We most certainly observe Hayley’s interests and do our best to cater to her preferences in our home education, but we don’t expect her to be the adult. We are the ones with the maturity, life experience, (hopefully) wisdom, the financial resources, and the responsibility to help and guide her choices. As she matures, the gains greater freedoms and responsibilities, and we endeavour to learn how to support without interfering.

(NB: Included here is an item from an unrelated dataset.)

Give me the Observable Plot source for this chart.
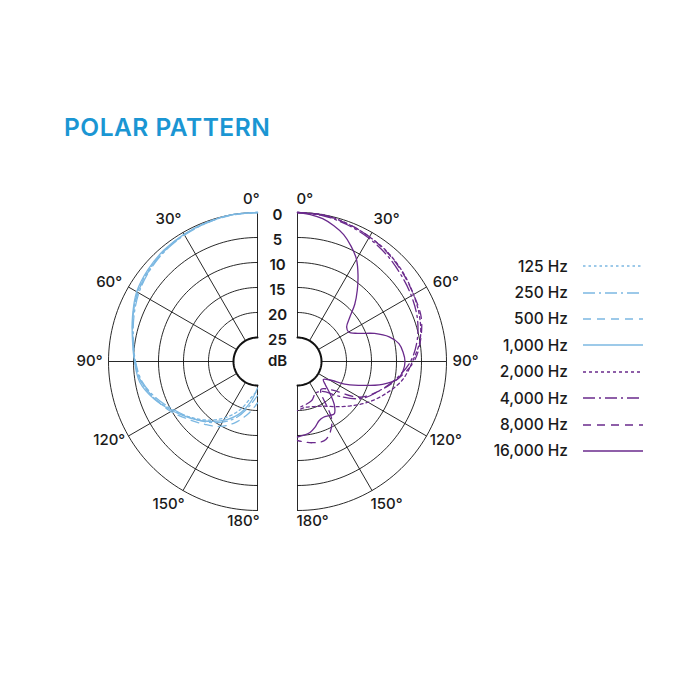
<!DOCTYPE html>
<html><head><meta charset="utf-8">
<script src="https://cdn.jsdelivr.net/npm/d3@7"></script>
<script src="https://cdn.jsdelivr.net/npm/@observablehq/plot@0.6"></script>
<style>
body{margin:0;background:#fff;font-family:Inter,"Liberation Sans",sans-serif;}
#page{position:relative;width:692px;height:692px;overflow:hidden;background:#fff}
#title{position:absolute;left:64px;top:112px;font-size:24.5px;font-weight:600;color:#1b96d3;letter-spacing:0.5px;line-height:30px}
#chart{position:absolute;left:0;top:180px}
#legend{position:absolute;left:460px;top:253px}
.row{display:flex;align-items:center;height:26.4px}
.row span{width:108px;text-align:right;font-size:15.5px;font-weight:500;color:#1a1a1a}
.row svg{margin-left:15px}
</style></head>
<body>
<div id="page">
  <div id="title">POLAR PATTERN</div>
  <div id="chart"></div>
  <div id="legend"></div>
</div>
<script>
// ---- data ----
const angles = [0,10,20,30,40,50,60,70,80,90,100,110,120,130,140,150,160,170,180];
const angles16k = [0,5,10,15,20,25,30,35,40,45,50,55,60,65,70,75,80,85,90,95,100,105,110,115,120,125,130,135,140,145,150,155,160,165,170,175,180];
const dbTicks = [0,5,10,15,20,25];
const angleTicks = [0,30,60,90,120,150,180];

const seriesNames = ["125 Hz","250 Hz","500 Hz","1,000 Hz","2,000 Hz","4,000 Hz","8,000 Hz","16,000 Hz"];
const seriesSide = [-1,-1,-1,-1,1,1,1,1];
const seriesColor = ["#7cb8e2","#7cb8e2","#7cb8e2","#7cb8e2","#6a2a8c","#6a2a8c","#6a2a8c","#6a2a8c"];
const seriesDash = ["2.5,3","12,4,2,4","8,6","none","3,3","12,4,2,4","8,6","none"];

// attenuation in dB (0 = on-axis)
const db125  = [0,0,0.2,0.5,0.9,1.4,2.1,3.3,4.5,5.3,6.2,8.0,10.3,12.4,14.5,16.8,19.5,22.5,24];
const db250  = [0,0,0.3,0.6,1.0,1.6,2.4,3.5,4.6,5.4,6.4,8.3,10.5,12.3,14.0,15.8,18.0,20.8,23];
const db500  = [0,0.1,0.3,0.5,0.9,1.5,2.2,3.3,4.5,5.3,6.2,8.0,9.8,11.8,13.4,14.8,16.8,19.2,21.5];
const db1000 = [0,0,0.2,0.4,0.7,1.2,1.9,3.2,4.4,5.2,5.9,7.8,10.1,12.2,14.2,16.2,18.5,21.5,24.5];
const db2000 = [0,0,0.5,1.0,1.5,2.2,3.0,3.8,4.9,6.8,8.5,11.0,13.5,16.0,18.0,19.5,20.2,20.5,20];
const db4000 = [0,0.2,0.7,1.3,2.0,2.8,3.5,4.3,5.5,7.2,9.8,12.5,15.0,19.0,22.0,22.5,21.5,21.0,20.5];
const db8000 = [0,0.1,0.5,1.0,1.6,2.3,3.0,3.5,4.8,6.5,9.5,12.5,15.5,21.0,22.5,16.0,13.2,13.3,14];
const db16000 = [0,0.3,0.8,1.7,2.8,4.4,6.2,8.7,11.2,13.6,16.2,17.8,18,16.5,13.4,10.8,9.2,8.6,8.3,8.6,9.5,12.2,15.8,19.0,22.5,23.5,22.5,20.5,18.3,17.0,17.3,17.5,17.2,16.2,15.4,15.0,14.7];

const seriesValues = [db125,db250,db500,db1000,db2000,db4000,db8000,db16000];
const seriesAngles = [angles,angles,angles,angles,angles,angles,angles,angles16k];

// ---- geometry helpers (scale units = pixels) ----
const HOLE = 24, STEP = 5, HALF_GAP = 20;
const rad = db => HOLE + (25 - db) * STEP;
const px = (side, r, deg) => side * (HALF_GAP + r * Math.sin(deg * Math.PI / 180));
const py = (r, deg) => r * Math.cos(deg * Math.PI / 180);

const W = 692, H = 360, CX = 277, CY = 181;

// grid rings
const ringPts = [];
for (const side of [-1, 1]) for (const db of dbTicks) for (let a = 0; a <= 180; a += 2)
  ringPts.push({key: side + "_" + db, side, db, a});
const spokes = [];
for (const side of [-1, 1]) for (const a of angleTicks) spokes.push({side, a});

const angleLabels = [];
for (const side of [-1, 1]) for (const a of angleTicks) angleLabels.push({side, a, label: a + "°"});

const marks = [];
marks.push(Plot.line(ringPts.filter(d => d.db < 25), {
  x: d => px(d.side, rad(d.db), d.a), y: d => py(rad(d.db), d.a), z: "key",
  stroke: "#111", strokeWidth: 0.9
}));
marks.push(Plot.line(ringPts.filter(d => d.db === 25), {
  x: d => px(d.side, rad(d.db), d.a), y: d => py(rad(d.db), d.a), z: "key",
  stroke: "#111", strokeWidth: 2
}));
marks.push(Plot.link(spokes, {
  x1: d => px(d.side, rad(25), d.a), y1: d => py(rad(25), d.a),
  x2: d => px(d.side, rad(0), d.a), y2: d => py(rad(0), d.a),
  stroke: "#111", strokeWidth: 0.9
}));

// data curves
seriesNames.forEach((name, i) => {
  const side = seriesSide[i];
  const rows = seriesAngles[i].map((a, j) => ({a, db: seriesValues[i][j]}));
  marks.push(Plot.line(rows, {
    x: d => px(side, rad(d.db), d.a), y: d => py(rad(d.db), d.a),
    stroke: seriesColor[i], strokeWidth: 1.3,
    strokeDasharray: seriesDash[i] === "none" ? null : seriesDash[i],
    curve: "catmull-rom"
  }));
});

// angle labels (30°..150°) just outside the outer ring, nudged toward 90°
const LR = 168;
const labA = a => a + (a < 90 ? 2 : a > 90 ? -2 : 0);
const textStyle = {fontSize: 15, fontWeight: 500, fill: "#1a1a1a", fontFamily: "Inter"};
marks.push(Plot.text(angleLabels.filter(d => d.a % 180 !== 0), {
  x: d => px(d.side, LR, labA(d.a)), y: d => py(LR, labA(d.a)), text: "label", ...textStyle
}));
// 0° and 180° labels beside the vertical axis of each half
marks.push(Plot.text(angleLabels.filter(d => d.a % 180 === 0 && d.side < 0), {
  x: d => -HALF_GAP + 2, y: d => d.a === 0 ? 162 : -160, text: "label", textAnchor: "end", ...textStyle
}));
marks.push(Plot.text(angleLabels.filter(d => d.a % 180 === 0 && d.side > 0), {
  x: d => HALF_GAP - 1, y: d => d.a === 0 ? 162 : -160, text: "label", textAnchor: "start", ...textStyle
}));
// dB labels
marks.push(Plot.text(dbTicks, {
  x: 0, y: d => rad(d), text: d => String(d), dy: 3,
  fontSize: 15, fontWeight: 600, fill: "#1a1a1a", fontFamily: "Inter"
}));
marks.push(Plot.text(["dB"], {
  x: 0, y: 0, text: d => d, dy: 0,
  fontSize: 15, fontWeight: 600, fill: "#1a1a1a", fontFamily: "Inter"
}));

const chart = Plot.plot({
  width: W, height: H, margin: 0,
  x: {domain: [-CX, W - CX], range: [0, W], axis: null},
  y: {domain: [-(H - CY), CY], range: [H, 0], axis: null},
  style: {background: "transparent", overflow: "visible"},
  marks
});
document.getElementById("chart").appendChild(chart);

// legend
const legend = document.getElementById("legend");
seriesNames.forEach((name, i) => {
  const row = document.createElement("div");
  row.className = "row";
  const dash = seriesDash[i] === "none" ? "" : ` stroke-dasharray="${seriesDash[i]}"`;
  row.innerHTML = `<span>${name}</span><svg width="60" height="4"><line x1="0" y1="2" x2="60" y2="2" stroke="${seriesColor[i]}" stroke-width="1.4"${dash}/></svg>`;
  legend.appendChild(row);
});
</script>
</body></html>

At the beginning of 2010, Hayley was keen to commence a Certificate IV in her chosen field of study (music) through a TAFE level institution. She was quite gung-ho in wanting to take on a full course load. As her parents, Brad and I were not only concerned with what our family budget would allow. Our primary consideration was whether a full course load would actually be the best thing for her. We had two hesitations: one was whether she would have the stamina for a full course load; the other was whether a full course load would aid her love of music or whether the strictures would quench her passion. The outcome was that she took two subjects only, completing them in the semester, and passing both with satisfaction. Doing it this way allowed Hayley to maintain her interest in various other things, and provided her with a foundation for her next emerging steps. She is grateful not to have been burdened with a full course load, as she can now see that it would have burned her out, physically and emotionally. As her parents, still with the responsibility for her education, it was our job to ensure that what she undertook would best facilitate her chosen direction, and we did, in fact, have more insight than she did in the beginning.
Our education continues.
“The child must know that he is a miracle, that since the beginning
of the world there hasn’t been, and until the end of the world
there will not be, another child like him.”